Yeah, but… Selection effects, in an evolutionary sense, are relevant over multiple generations. The time scale of the effects we’re thinking about are less than the time scale of a single generation. This is less of a “magic attack that destroys everyone” and more of one of a thousand cuts which collectively bring down society. Some people get affected by arguments, others by distracting entertainment, others by nootropics that work well but stealthily have permanent impacts on fertility, some get caught up in terrorist attacks by weird AI-led cults.… Just, a bunch of stuff from a bunch of angles.
Yeah, my argument was “this particular method of causing actual human extinction would not work” not “causing human extinction is not possible”, with a side of “agents learn to ignore adversarial input channels and this dynamic is frequently important”.
Yeah.

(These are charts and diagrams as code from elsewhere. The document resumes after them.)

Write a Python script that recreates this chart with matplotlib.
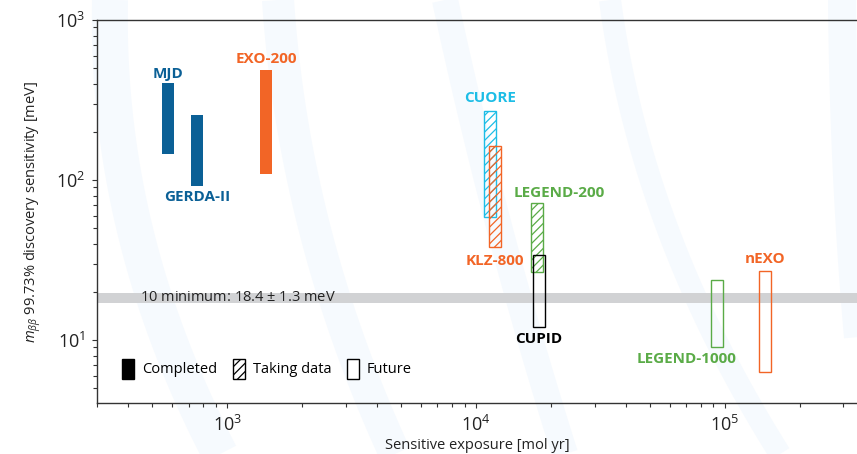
import matplotlib
matplotlib.use("Agg")
import matplotlib.pyplot as plt
from matplotlib.lines import Line2D
from matplotlib.patches import Patch
import numpy as np

names = ["MJD", "GERDA-II", "EXO-200", "CUORE", "KLZ-800",
         "LEGEND-200", "CUPID", "LEGEND-1000", "nEXO"]
exposure = [580, 758, 1435, 11360, 11960, 17580, 17950, 92800, 145000]  # mol yr
sens_low = [145, 92, 109, 58.5, 38.3, 26.7, 12.1, 9.0, 6.3]  # meV
sens_high = [404, 255, 487, 271, 164, 71.5, 34.1, 23.8, 27.0]  # meV
status = ["completed", "completed", "completed", "taking", "taking",
          "taking", "future", "future", "future"]

io_min = 18.4
io_err = 1.3

# style
BLUE = "#0b6096"
ORANGE = "#f26526"
CYAN = "#1dbde6"
GREEN = "#5aab47"
colors = [BLUE, BLUE, ORANGE, CYAN, ORANGE, GREEN, "black", GREEN, ORANGE]
# label anchor ("top"/"bottom" of bar) and offset in points
label_pos = [("top", 0, 6.5), ("bottom", 0, -8.1), ("top", 0, 7.9),
             ("top", 0, 9.1), ("bottom", 0, -10.0), ("top", 16, 7.4),
             ("bottom", 0, -8.4), ("bottom", -21.7, -8.1), ("top", 0, 8.9)]
half_width = 0.0235  # bar half width in decades

plt.rcParams.update({
    "font.family": ["Open Sans", "DejaVu Sans"],
    "mathtext.fontset": "custom",
    "mathtext.rm": "Open Sans",
    "mathtext.it": "Open Sans:italic",
    "mathtext.bf": "Open Sans:bold",
    "hatch.linewidth": 0.9,
})

fig = plt.figure(figsize=(8.57, 4.54), dpi=100)

# faint decorative background bands
bands = [
    ([110, 135, 220], [0, 230, 454], 36),
    ([278, 315, 395], [0, 230, 454], 32),
    ([445, 500, 565], [0, 230, 454], 26),
    ([610, 668, 780], [0, 230, 454], 22),
    ([842, 850, 870], [0, 230, 454], 28),
]
for bx, by, lw in bands:
    t = np.linspace(0, 1, 40)
    px = (1 - t) ** 2 * bx[0] + 2 * t * (1 - t) * (2 * bx[1] - 0.5 * (bx[0] + bx[2])) + t ** 2 * bx[2]
    py = (1 - t) ** 2 * by[0] + 2 * t * (1 - t) * (2 * by[1] - 0.5 * (by[0] + by[2])) + t ** 2 * by[2]
    fig.add_artist(Line2D(px / 857, 1 - py / 454, color="#f6fafe", lw=lw * 0.72,
                          solid_capstyle="butt", zorder=0))

ax = fig.add_axes([97 / 857, 51 / 454, 760 / 857, 383 / 454])
ax.set_facecolor("none")
ax.set_xscale("log")
ax.set_yscale("log")
ax.set_xlim(300, 3.4e5)
ax.set_ylim(4.05, 1000)

ax.axhspan(io_min - io_err, io_min + io_err, color="#d1d2d4", lw=0, zorder=1)
ax.text(448, io_min, f"10 minimum: {io_min} $\\pm$ {io_err} meV",
        fontsize=10.5, va="center", ha="left", color="#222222", zorder=2)

for i, name in enumerate(names):
    left = exposure[i] * 10 ** (-half_width)
    right = exposure[i] * 10 ** half_width
    c = colors[i]
    if status[i] == "completed":
        kw = dict(facecolor=c, edgecolor=c, lw=0)
    elif status[i] == "taking":
        kw = dict(facecolor="none", edgecolor=c, hatch="////", lw=1.0)
    else:
        kw = dict(facecolor="none", edgecolor=c, lw=1.0)
    ax.bar(left, sens_high[i] - sens_low[i], bottom=sens_low[i], width=right - left,
           align="edge", zorder=3, **kw)
    anchor, dx, dy = label_pos[i]
    yref = sens_high[i] if anchor == "top" else sens_low[i]
    ax.annotate(name, xy=(exposure[i], yref), xytext=(dx, dy), textcoords="offset points",
                ha="center", va="center", fontsize=11, fontweight="bold", color=c, zorder=4)

for side in ["left", "bottom", "top"]:
    ax.spines[side].set_color("#333333")
    ax.spines[side].set_linewidth(1.0)
ax.spines["right"].set_visible(False)

ax.tick_params(which="both", direction="out", length=3.5, width=0.8, color="#333333",
               labelsize=13, labelcolor="#222222", pad=5)
ax.tick_params(which="minor", length=3, labelleft=False, labelbottom=False)

ax.set_xlabel("Sensitive exposure [mol yr]", fontsize=10.5, color="#222222", labelpad=2)
ax.set_ylabel(r"$m_{\beta\beta}$ 99.73% discovery sensitivity [meV]", fontsize=10.5,
              color="#222222", labelpad=9)

handles = [
    Patch(facecolor="black", edgecolor="black", label="Completed"),
    Patch(facecolor="white", edgecolor="black", hatch="////", label="Taking data"),
    Patch(facecolor="white", edgecolor="black", label="Future"),
]
ax.legend(handles=handles, ncol=3, loc="center left", bbox_to_anchor=(0.033, 0.0896),
          frameon=False, fontsize=10.5, handlelength=0.8, handleheight=1.7,
          handletextpad=0.55, columnspacing=1.1, borderpad=0, borderaxespad=0)

fig.savefig("out.png", dpi=100)
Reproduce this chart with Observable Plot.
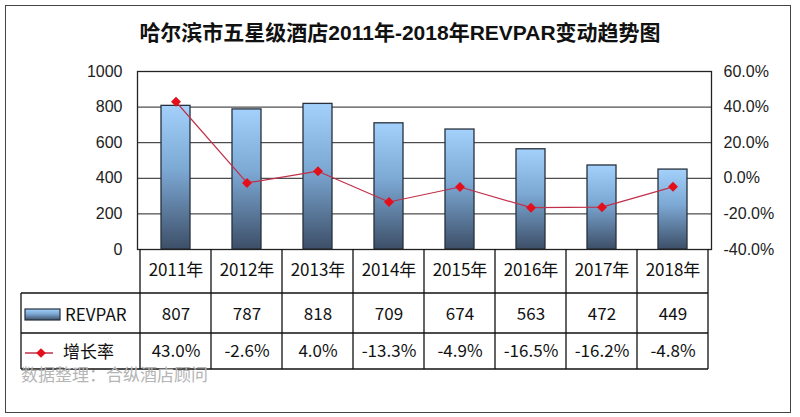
<!DOCTYPE html>
<html><head><meta charset="utf-8">
<script src="https://cdn.jsdelivr.net/npm/d3@7"></script>
<script src="https://cdn.jsdelivr.net/npm/@observablehq/plot@0.6"></script>
<style>
html,body{margin:0;padding:0;background:#fff;}
#wrap{position:relative;width:800px;height:417px;overflow:hidden;background:#fff;}
#chart{position:absolute;left:0;top:0;}
#border{position:absolute;left:5px;top:5px;width:786px;height:408px;border:1.5px solid #444;box-sizing:border-box;pointer-events:none;}
#title{position:absolute;left:0;top:16px;width:800px;text-align:center;font:bold 21px "Liberation Sans","Noto Sans CJK SC",sans-serif;color:#111;white-space:nowrap;}
#caption{position:absolute;left:21px;top:366px;font:17px/16px "Noto Sans CJK SC",sans-serif;color:#b5b5b5;white-space:nowrap;}
</style></head><body>
<div id="wrap">
  <div id="chart"></div>
  <div id="border"></div>
  <div id="title">哈尔滨市五星级酒店2011年-2018年REVPAR变动趋势图</div>
  <div id="caption">数据整理：合纵酒店顾问</div>
</div>
<script>
const years = ["2011年","2012年","2013年","2014年","2015年","2016年","2017年","2018年"];
const revpar = [807, 787, 818, 709, 674, 563, 472, 449];
const growth = [43.0, -2.6, 4.0, -13.3, -4.9, -16.5, -16.2, -4.8];
const leftTicks = [0, 200, 400, 600, 800, 1000];
const rightTickLabels = ["-40.0%", "-20.0%", "0.0%", "20.0%", "40.0%", "60.0%"];
const seriesNames = ["REVPAR", "增长率"];

const data = years.map((year, i) => ({year, revpar: revpar[i], growth: growth[i]}));
// right axis [-40%, 60%] shares the left axis range [0, 1000]
const toY = g => (g + 40) * 10;

const tableFont = "Noto Sans CJK SC, sans-serif";
const chart = Plot.plot({
  width: 800, height: 417,
  marginLeft: 137, marginRight: 89, marginTop: 71, marginBottom: 168,
  x: {domain: years, padding: 0, axis: null},
  y: {domain: [0, 1000], axis: null},
  style: {fontFamily: "Liberation Sans, Arial, sans-serif", fontSize: "16px", background: "transparent", overflow: "visible", color: "#222"},
  marks: [
    Plot.ruleY(leftTicks, {stroke: "#222", strokeWidth: 1}),
    Plot.barY(data, {x: "year", y: "revpar", fill: "url(#barGrad)", stroke: "#27303c", strokeWidth: 1.3, insetLeft: 21, insetRight: 21}),
    Plot.line(data, {x: "year", y: d => toY(d.growth), stroke: "#c0304a", strokeWidth: 1.2}),
    Plot.dot(data, {x: "year", y: d => toY(d.growth), symbol: "diamond2", r: 4.5, fill: "#e3101c", stroke: "none"}),
    Plot.frame({stroke: "#222", strokeWidth: 1.3}),
    Plot.axisY(leftTicks, {anchor: "left", label: null, tickSize: 0, tickPadding: 15, fontSize: 16, fill: "#222",
      tickFormat: v => String(v)}),
    Plot.axisY(leftTicks, {anchor: "right", label: null, tickSize: 0, tickPadding: 12, fontSize: 16, fill: "#222",
      tickFormat: v => rightTickLabels[leftTicks.indexOf(v)]}),
    Plot.text(data, {x: "year", text: "year", frameAnchor: "bottom", lineAnchor: "middle", dy: 21, fontSize: 17, fontFamily: tableFont, fill: "#111"}),
    Plot.text(data, {x: "year", text: d => String(d.revpar), frameAnchor: "bottom", lineAnchor: "middle", dy: 65, fontSize: 17, fontFamily: tableFont, fill: "#111"}),
    Plot.text(data, {x: "year", text: d => d.growth.toFixed(1) + "%", frameAnchor: "bottom", lineAnchor: "middle", dy: 102, fontSize: 17, fontFamily: tableFont, fill: "#111"})
  ]
});
document.getElementById("chart").appendChild(chart);

// gradient for bars
const svg = d3.select(chart);
const defs = svg.insert("defs", ":first-child");
const grad = defs.append("linearGradient").attr("id", "barGrad").attr("x1", 0).attr("y1", 0).attr("x2", 0).attr("y2", 1);
grad.append("stop").attr("offset", "0%").attr("stop-color", "#a3d1fb");
grad.append("stop").attr("offset", "45%").attr("stop-color", "#7ca8d4");
grad.append("stop").attr("offset", "100%").attr("stop-color", "#3d4f68");

// data table grid, positioned from the chart's own scales
const xs = chart.scale("x"), ys = chart.scale("y");
const base = ys.apply(0);
const rowBottoms = [base + 44, base + 84, base + 120];
const xEnd = xs.apply(years[years.length - 1]) + xs.bandwidth;
const legendLeft = 21;
const g = svg.append("g").attr("stroke", "#111").attr("stroke-width", 1.3).attr("fill", "none");
years.forEach(y => {
  const x = xs.apply(y);
  g.append("line").attr("x1", x).attr("x2", x).attr("y1", base).attr("y2", rowBottoms[2]);
});
g.append("line").attr("x1", xEnd).attr("x2", xEnd).attr("y1", base).attr("y2", rowBottoms[2]);
g.append("line").attr("x1", legendLeft).attr("x2", legendLeft).attr("y1", rowBottoms[0]).attr("y2", rowBottoms[2]);
rowBottoms.forEach(yy => {
  g.append("line").attr("x1", legendLeft).attr("x2", xEnd).attr("y1", yy).attr("y2", yy);
});

// legend keys in the table's first column
const lg = svg.append("g").attr("text-anchor", "start");
const r1 = (rowBottoms[0] + rowBottoms[1]) / 2 + 2, r2 = (rowBottoms[1] + rowBottoms[2]) / 2 + 1;
lg.append("rect").attr("x", 25).attr("y", r1 - 6).attr("width", 35).attr("height", 11)
  .attr("fill", "url(#barGrad)").attr("stroke", "#27303c").attr("stroke-width", 1.2);
lg.append("text").attr("x", 65).attr("y", r1).attr("dy", "0.35em").attr("font-size", 17)
  .attr("text-anchor", "start").attr("font-family", tableFont).attr("fill", "#111").text(seriesNames[0]);
lg.append("line").attr("x1", 25).attr("x2", 53).attr("y1", r2 + 1).attr("y2", r2 + 1).attr("stroke", "#c0304a").attr("stroke-width", 1.5);
lg.append("path").attr("d", d3.symbol(d3.symbolDiamond2, 60)()).attr("transform", `translate(41,${r2 + 1})`).attr("fill", "#e3101c");
lg.append("text").attr("x", 63).attr("y", r2).attr("dy", "0.35em").attr("font-size", 17)
  .attr("text-anchor", "start").attr("font-family", tableFont).attr("fill", "#111").text(seriesNames[1]);
</script>
</body></html>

I don’t actually think that a persuasive argument targeted to every single human is an efficient way for a superintelligent AI to accomplish its goals in the world. Someone else mentioned convincing the most gullible humans to hurt the wary humans. If the AI’s goal was to inhibit human reproduction, it would be simple to create a bioweapon to cause sterility without killing the victims. Doesn’t take very many loyally persuaded humans to be the hands for a mission like that.
That is indeed a bit of a defense. Though I suspect human minds have enough similarities that there are at least a few universal hacks.
But, to be clear, in this scenario it would in fact be precipitated by an AI taking over? Because otherwise it’s an answer to “humans went extinct, and also AI took over, how did it happen?” or “AI failed to prevent human extinction, how did it happen?”
Any of those. Could be some kind of intentionality ascribed to AI, could be accidental, could be something else.